_WRITTEN EXERCISE:_ Only the lines from the start of the data through the line containing "const fmt = (v: number)" should be written out, exactly as they are, with both ends included and the pictures left out.

_PROVIDED MATERIAL:_
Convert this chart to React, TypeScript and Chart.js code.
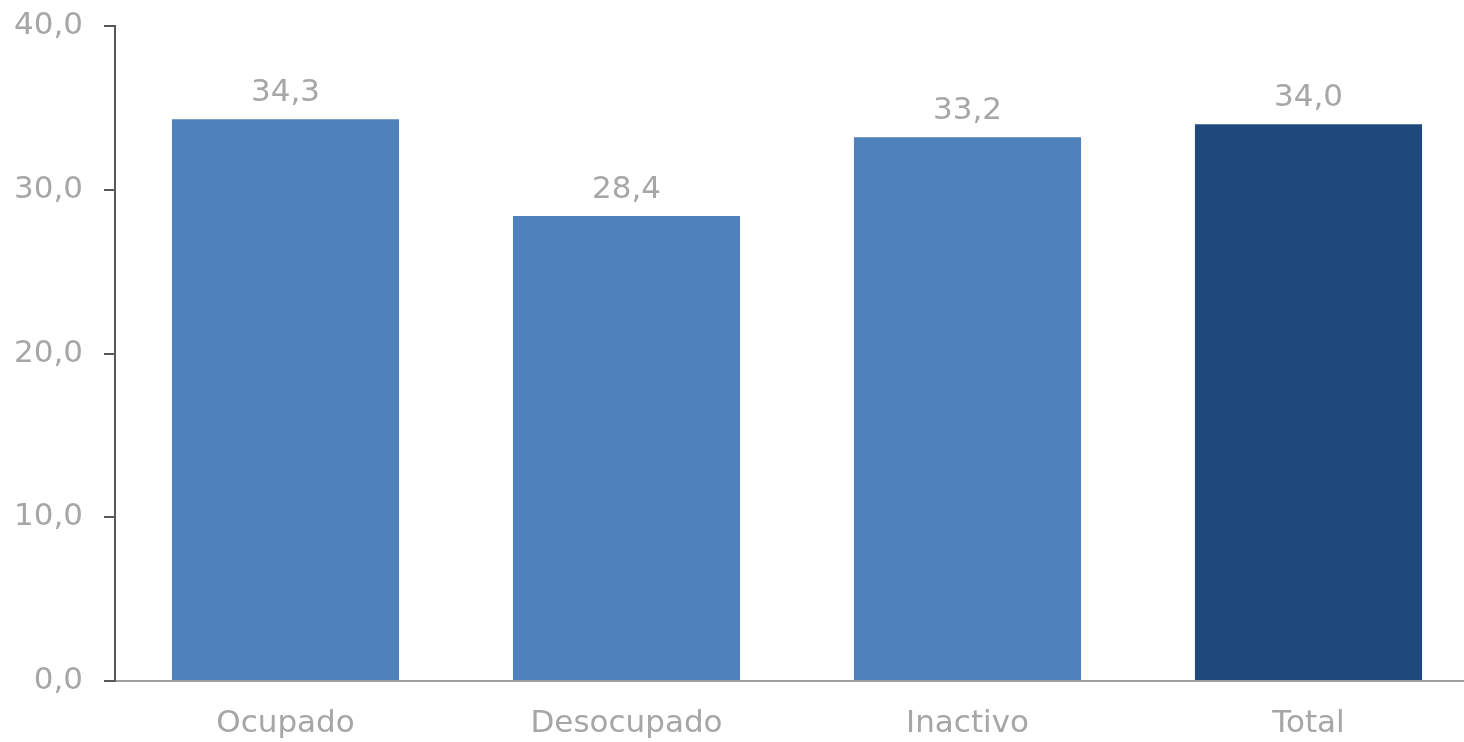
import React, { useEffect, useRef } from "react";
import { Chart, registerables } from "chart.js";

Chart.register(...registerables);

const categories = ["Ocupado", "Desocupado", "Inactivo", "Total"];
const values = [34.3, 28.4, 33.2, 34.0];
const barColors = ["#4f81bd", "#4f81bd", "#4f81bd", "#1f497d"];
const yTicks = [0, 10, 20, 30, 40];

const FONT = "'DejaVu Sans', Verdana, sans-serif";
const TEXT = "#a6a6a6";
const SIZE = 31;

const fmt = (v: number) => v.toFixed(1).replace(".", ",");

const labelPlugin = {
  id: "valueLabels",
  afterDatasetsDraw(chart: any) {
    const ctx = chart.ctx;
    const meta = chart.getDatasetMeta(0);
    ctx.save();
    ctx.font = `${SIZE}px ${FONT}`;
    ctx.fillStyle = TEXT;
    ctx.textAlign = "center";
    ctx.textBaseline = "alphabetic";
    meta.data.forEach((bar: any, i: number) => {
      ctx.fillText(fmt(values[i]), bar.x, bar.y - 18);
    });
    ctx.restore();
  },
};

export default function App() {
  const ref = useRef<HTMLCanvasElement>(null);
  useEffect(() => {
    document.body.style.margin = "0";
    const chart = new Chart(ref.current!, {
      type: "bar",
      data: {
        labels: categories,
        datasets: [
          {
            data: values,
            backgroundColor: barColors,
            borderWidth: 0,
            categoryPercentage: 1,
            barPercentage: 0.666,
          },
        ],
      },
      options: {
        animation: false,
        responsive: true,
        maintainAspectRatio: false,
        layout: { padding: { top: 26, right: 0, left: 0, bottom: 0 } },
        plugins: { legend: { display: false }, tooltip: { enabled: false } },
        scales: {
          x: {
            grid: { display: false },
            border: { display: true, color: "#a0a0a0", width: 2 },
            ticks: {
              color: TEXT,
              font: { family: FONT, size: SIZE },
              padding: 16,
            },
            afterFit(scale: any) {
              scale.height = 61;
              scale.paddingLeft = 0;
              scale.paddingRight = 0;
            },
          },
          y: {
            min: 0,
            max: 40,
            afterBuildTicks(scale: any) {
              scale.ticks = yTicks.map((v) => ({ value: v }));
            },
            grid: {
              drawOnChartArea: false,
              drawTicks: true,
              tickLength: 11,
              color: "#595959",
              lineWidth: 2,
            },
            border: { display: true, color: "#595959", width: 2 },
            ticks: {
              color: TEXT,
              font: { family: FONT, size: SIZE },
              padding: 21,
              callback: (v: any) => fmt(Number(v)),
            },
            afterFit(scale: any) {
              scale.width = 115;
              scale.paddingTop = 0;
              scale.paddingBottom = 0;
            },
          },
        },
      },
      plugins: [labelPlugin],
    });
    return () => chart.destroy();
  }, []);
  return (
    <div style={{ position: "fixed", left: 0, top: 0, width: 1464, height: 742, overflow: "hidden" }}>
      <div style={{ position: "relative", width: 1479, height: 742 }}>
        <canvas ref={ref} />
      </div>
    </div>
  );
}
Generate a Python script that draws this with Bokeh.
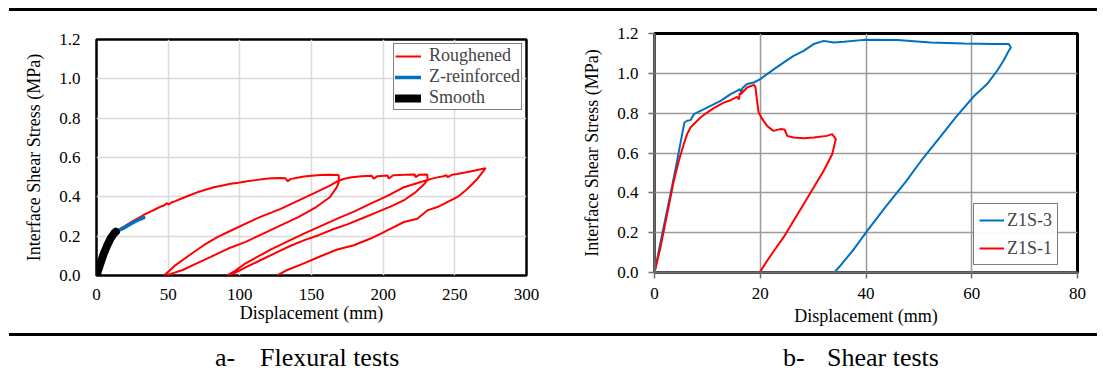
from bokeh.plotting import figure
from bokeh.models import FixedTicker, NumeralTickFormatter, Div, Range1d
from bokeh.layouts import column, row
from bokeh.embed import file_html
from bokeh.resources import INLINE

FONT = "'Liberation Serif', serif"

# ---------------- (a) Flexural tests ----------------
flex_xticks = [0, 50, 100, 150, 200, 250, 300]
flex_yticks = [0.0, 0.2, 0.4, 0.6, 0.8, 1.0, 1.2]

smooth_x = [0, 0.9, 2.8, 5.1, 7.5, 9.8, 12.1, 13.5]
smooth_y = [0, 0.02, 0.062, 0.112, 0.154, 0.188, 0.213, 0.222]

zrein_x = [13.5, 14.4, 19.1, 23.7, 28.4, 33.0]
zrein_y = [0.222, 0.226, 0.242, 0.262, 0.28, 0.294]

rough_x = [
    0, 2.8, 5.1, 7.5, 9.8, 12.1, 15.6, 20, 25, 30, 33, 37, 40, 44, 47, 49.3, 50.2, 52, 55, 59.8,
    65, 70.3, 76, 81.9, 88, 93.5, 99, 105.2, 111, 116.8, 122, 128.4, 131.9, 133.5, 135.3, 140,
    144.7, 150, 156.3, 162, 168, 169, 169,
    167.7, 162.8, 153, 140.8, 128.5, 116.3, 104.1, 91.9, 79.7, 69.9, 60.1, 52, 47,
    51, 55.2, 65, 74.8, 84.6, 94.3, 104.1, 113.9, 128.5, 140.8, 153, 162.8, 168.9,
    173, 178, 185, 192, 193.5, 196, 203, 204, 207, 215, 222, 222.6, 225, 230.8, 231,
    228, 222, 215, 205, 195, 185, 175, 165, 155, 145, 135, 125, 115, 105, 97, 91,
    97, 104, 116, 121.4, 133, 144.7, 156, 168, 180, 191.2, 203, 214.5, 224, 231,
    233, 237.8, 242, 244, 245, 248, 251.7, 256, 258, 263.3, 268, 271.5,
    265.7, 258.7, 251.7, 244.7, 242.4, 237.8, 230.8, 223.8, 214.5, 200.5, 191.2, 179.6, 168,
    156.3, 144.7, 133.1, 126.1,
]
rough_y = [
    0, 0.062, 0.112, 0.154, 0.188, 0.213, 0.232, 0.252, 0.275, 0.295, 0.309, 0.322, 0.333, 0.348,
    0.356, 0.368, 0.36, 0.37, 0.378, 0.393,
    0.408, 0.423, 0.436, 0.449, 0.458, 0.466, 0.472, 0.479, 0.485, 0.491, 0.494, 0.496, 0.494,
    0.479, 0.49, 0.497, 0.503, 0.507, 0.511, 0.512, 0.511, 0.51, 0.474,
    0.449, 0.398, 0.347, 0.297, 0.255, 0.213, 0.171, 0.137, 0.095, 0.062, 0.028, 0.008, 0,
    0.025, 0.053, 0.104, 0.154, 0.196, 0.23, 0.264, 0.297, 0.339, 0.381, 0.423, 0.457, 0.482,
    0.492, 0.5, 0.505, 0.507, 0.493, 0.505, 0.508, 0.493, 0.51, 0.512, 0.514, 0.5, 0.512, 0.513,
    0.486,
    0.46, 0.42, 0.385, 0.35, 0.32, 0.29, 0.26, 0.235, 0.205, 0.18, 0.15, 0.115, 0.08, 0.045,
    0.015, 0,
    0.025, 0.062, 0.11, 0.132, 0.172, 0.213, 0.25, 0.289, 0.326, 0.365, 0.405, 0.449, 0.47, 0.486,
    0.49, 0.499, 0.505, 0.51, 0.5, 0.512, 0.516, 0.522, 0.525, 0.533, 0.54, 0.546,
    0.491, 0.44, 0.398, 0.373, 0.364, 0.348, 0.331, 0.289, 0.272, 0.221, 0.188, 0.154, 0.132,
    0.098, 0.062, 0.028, 0,
]

# ---------------- (b) Shear tests ----------------
shear_xticks = [0, 20, 40, 60, 80]
shear_yticks = [0.0, 0.2, 0.4, 0.6, 0.8, 1.0, 1.2]

z1s3_x = [0, 1.5, 3.02, 4.28, 5.23, 5.67, 6.17, 6.8, 7.44, 8.7, 10.6, 12.5, 14.4, 15.6, 16.2,
          16.4, 16.6, 17.5, 18.8, 20, 21.3, 22.6, 24.4, 26.3, 28.2, 30.1, 32.0, 33.9, 35.8,
          39.6, 45.9, 52.2, 58.5, 64.1, 67.0, 67.4, 67.0, 66.0, 64.8, 62.9, 60.4, 57.0, 53.7,
          50.4, 47.5, 43.7, 40.4, 37.5, 35.0, 34.0, 33.4]
z1s3_y = [0, 0.2, 0.393, 0.561, 0.695, 0.753, 0.762, 0.765, 0.795, 0.812, 0.837, 0.862, 0.896,
          0.912, 0.92, 0.9, 0.925, 0.946, 0.954, 0.971, 0.996, 1.021, 1.054, 1.088, 1.113, 1.147,
          1.163, 1.155, 1.158, 1.168, 1.167, 1.155, 1.15, 1.147, 1.147, 1.13, 1.113, 1.063,
          1.013, 0.946, 0.885, 0.78, 0.67, 0.56, 0.455, 0.33, 0.215, 0.11, 0.03, 0.0, 0.0]

z1s1_x = [0, 1.13, 2.39, 3.65, 4.6, 5.54, 6.17, 6.8, 7.75, 8.7, 9.96, 11.2, 13.1, 14.4, 15.6,
          16.0, 16.1, 16.3, 17.5, 18.8, 19.1, 19.4, 19.7, 20.4, 21.3, 22.5, 23.8, 24.6, 25.1,
          26.3, 28.2, 30.1, 32.6, 33.6, 34.3, 33.6, 32.0, 30.1, 28.2, 26.3, 24.4, 22.6, 21.3,
          19.9]
z1s1_y = [0, 0.126, 0.293, 0.46, 0.561, 0.645, 0.695, 0.728, 0.753, 0.778, 0.803, 0.825, 0.853,
          0.865, 0.882, 0.87, 0.9, 0.895, 0.929, 0.942, 0.93, 0.862, 0.803, 0.77, 0.736, 0.711,
          0.72, 0.718, 0.686, 0.678, 0.674, 0.678, 0.686, 0.695, 0.67, 0.594, 0.511, 0.427,
          0.343, 0.26, 0.176, 0.109, 0.059, 0]

RED = "#ff0000"
BLUE = "#0070c0"


def style_axes(p, grid_color, tick_out, axis_color, label_standoff_x, label_standoff_y,
               title_standoff_x, title_standoff_y):
    for ax in (p.xaxis[0], p.yaxis[0]):
        ax.major_label_text_font = FONT
        ax.major_label_text_font_size = "17px"
        ax.major_label_text_color = "#000000"
        ax.axis_label_text_font = FONT
        ax.axis_label_text_font_size = "18px"
        ax.axis_label_text_font_style = "normal"
        ax.axis_label_text_color = "#000000"
        ax.minor_tick_line_color = None
        ax.major_tick_in = 0
        ax.major_tick_out = tick_out
        ax.major_tick_line_color = axis_color
        ax.major_tick_line_width = 1.5
        if axis_color is None:
            ax.axis_line_color = None
        else:
            ax.axis_line_color = axis_color
            ax.axis_line_width = 2.5
    p.xaxis[0].major_label_standoff = label_standoff_x
    p.yaxis[0].major_label_standoff = label_standoff_y
    p.xaxis[0].axis_label_standoff = title_standoff_x
    p.yaxis[0].axis_label_standoff = title_standoff_y
    p.xgrid.grid_line_color = grid_color
    p.ygrid.grid_line_color = grid_color
    p.xgrid.grid_line_width = 1.5
    p.ygrid.grid_line_width = 1.5
    p.yaxis[0].formatter = NumeralTickFormatter(format="0.0")


# ---- left figure ----
p1 = figure(width=560, height=327, output_backend="svg", toolbar_location=None,
            x_range=Range1d(0, 300), y_range=Range1d(0, 1.2),
            min_border_left=96, min_border_right=34, min_border_top=35, min_border_bottom=56,
            x_axis_label="Displacement (mm)", y_axis_label="Interface Shear Stress (MPa)")
p1.outline_line_color = "#000000"
p1.outline_line_width = 2.5
p1.background_fill_color = "white"
p1.border_fill_color = None
p1.xaxis[0].ticker = FixedTicker(ticks=flex_xticks)
p1.yaxis[0].ticker = FixedTicker(ticks=flex_yticks)
p1.xgrid.ticker = FixedTicker(ticks=flex_xticks)
p1.ygrid.ticker = FixedTicker(ticks=flex_yticks)
style_axes(p1, "#d9d9d9", 0, None, 13, 16, 0, 12)

p1.line(rough_x, rough_y, line_color=RED, line_width=2, legend_label="Roughened")
p1.line(zrein_x, zrein_y, line_color=BLUE, line_width=3.5, line_cap="round",
        legend_label="Z-reinforced")
p1.line(smooth_x, smooth_y, line_color="#000000", line_width=8, line_cap="round",
        legend_label="Smooth")

lg1 = p1.legend[0]
lg1.location = "top_right"
lg1.margin = 4
lg1.padding = 1
lg1.spacing = 0
lg1.label_text_font = FONT
lg1.label_text_font_size = "18px"
lg1.label_text_line_height = 0.9
lg1.label_height = 18
lg1.glyph_height = 18
lg1.glyph_width = 26
lg1.label_standoff = 8
lg1.border_line_color = "#000000"
lg1.border_line_width = 1.2
lg1.background_fill_alpha = 1.0

# ---- right figure ----
p2 = figure(width=543, height=327, output_backend="svg", toolbar_location=None,
            x_range=Range1d(0, 80), y_range=Range1d(0, 1.2),
            min_border_left=94, min_border_right=26, min_border_top=29, min_border_bottom=59,
            x_axis_label="Displacement (mm)", y_axis_label="Interface Shear Stress (MPa)")
p2.outline_line_color = "#000000"
p2.outline_line_width = 3
p2.border_fill_color = None
p2.xaxis[0].ticker = FixedTicker(ticks=shear_xticks)
p2.yaxis[0].ticker = FixedTicker(ticks=shear_yticks)
p2.xgrid.ticker = FixedTicker(ticks=shear_xticks)
p2.ygrid.ticker = FixedTicker(ticks=shear_yticks)
style_axes(p2, "#9a9a9a", 6, "#6e6e6e", 9, 10, 4, 12)

p2.line(z1s3_x, z1s3_y, line_color=BLUE, line_width=2, legend_label="Z1S-3")
p2.line(z1s1_x, z1s1_y, line_color=RED, line_width=2, legend_label="Z1S-1")

lg2 = p2.legend[0]
lg2.location = (319, 7)
lg2.margin = 0
lg2.padding = 5
lg2.spacing = 6
lg2.label_text_font = FONT
lg2.label_text_font_size = "18px"
lg2.label_height = 22
lg2.glyph_height = 22
lg2.glyph_width = 25
lg2.label_standoff = 3
lg2.border_line_color = "#000000"
lg2.border_line_width = 1.2

# ---- rules and captions ----
top_rule = Div(width=1103, height=4, margin=0,
               text='<div style="margin-left:9px;height:3px;margin-bottom:1px;'
                    'width:1088px;background:#000"></div>')

cap_html = (
    '<div style="position:relative;width:1103px;height:41px;'
    'font-family:\'Liberation Serif\';font-size:26px;color:#000;">'
    '<div style="position:absolute;left:9px;top:2px;width:1088px;height:3px;background:#000"></div>'
    '<span style="position:absolute;left:215px;top:22px;line-height:10px;white-space:nowrap">a-</span>'
    '<span style="position:absolute;left:260px;top:22px;line-height:10px;white-space:nowrap">Flexural tests</span>'
    '<span style="position:absolute;left:783px;top:22px;line-height:10px;white-space:nowrap">b-</span>'
    '<span style="position:absolute;left:827px;top:22px;line-height:10px;white-space:nowrap">Shear tests</span>'
    '</div>'
)
captions = Div(width=1103, height=41, margin=0, text=cap_html)

layout = column(top_rule, row(column(p1), column(p2)), captions)

with open("out.html", "w") as f:
    f.write(file_html(layout, INLINE))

_RESPONSE TO THIS TASK:_
Convert this chart to React, TypeScript and Chart.js code.
import React, { useEffect, useRef } from "react";
import { Chart, registerables } from "chart.js";

Chart.register(...registerables);

const categories = ["Ocupado", "Desocupado", "Inactivo", "Total"];
const values = [34.3, 28.4, 33.2, 34.0];
const barColors = ["#4f81bd", "#4f81bd", "#4f81bd", "#1f497d"];
const yTicks = [0, 10, 20, 30, 40];

const FONT = "'DejaVu Sans', Verdana, sans-serif";
const TEXT = "#a6a6a6";
const SIZE = 31;

const fmt = (v: number) => v.toFixed(1).replace(".", ",");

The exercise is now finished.